= Mysore Kalyanam =

Type of marriage in southern India

Mysore Kalyanam is a controversial and exploitative practice of marrying off poor women from the districts of Wayanad, Malappuram, Kannur, and Kozhikode in Kerala, India, to men from nearby Mysore in Karnataka. The practice often involves men from lower economic backgrounds and sometimes involving anti-social elements, engaging in fraudulent marriages with women from the Malabar region. The primary motive behind these marriages is the dowry money provided by the bride’s family. Once the financial benefit is secured, the men divorce their wives and abandon them, leaving the women to fend for themselves.

The practice often involves men who marry women under false pretences, solely to obtain dowry. In some cases, these men are unemployed, involved in criminal activities, or are drug addicts. After the marriage, they cite trivial reasons for divorce, such as the wife’s inability to learn Kannada, poor cooking skills, or failure to adapt to the local culture. Frequently, the men remarry multiple times, each time extracting dowry from the brides' families.

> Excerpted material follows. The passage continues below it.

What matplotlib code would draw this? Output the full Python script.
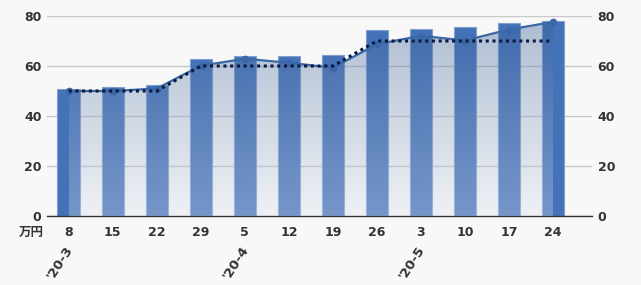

These marriages are often arranged by brokers who misrepresent the financial background of the men involved. These brokers typically receive 15 to 20 per cent of the dowry amount for their services, further perpetuating the cycle of exploitation. This practice has been described as a scam that targets families from economically disadvantaged backgrounds, who are often duped into believing that their daughters are marrying into a stable and prosperous family.

After the dowry is extracted, men commonly divorce their wives, leaving them in difficult circumstances. Many abandoned women are left with children to care for, with no financial support. While some women are sent back to their parental homes, either voluntarily or with the intervention of local leaders or police, others remain in the Mysore area, particularly in neighbourhoods like Shantinagar, Ghousianagar, Nehrunagar, and Kesare, which have significant Muslim populations. These women often struggle to make ends meet, as they do not want to be a burden on their families.

In many cases, the Mysore Kalyanam practice continues to be facilitated by agents who deceive the bride’s family into thinking they are arranging a legitimate marriage.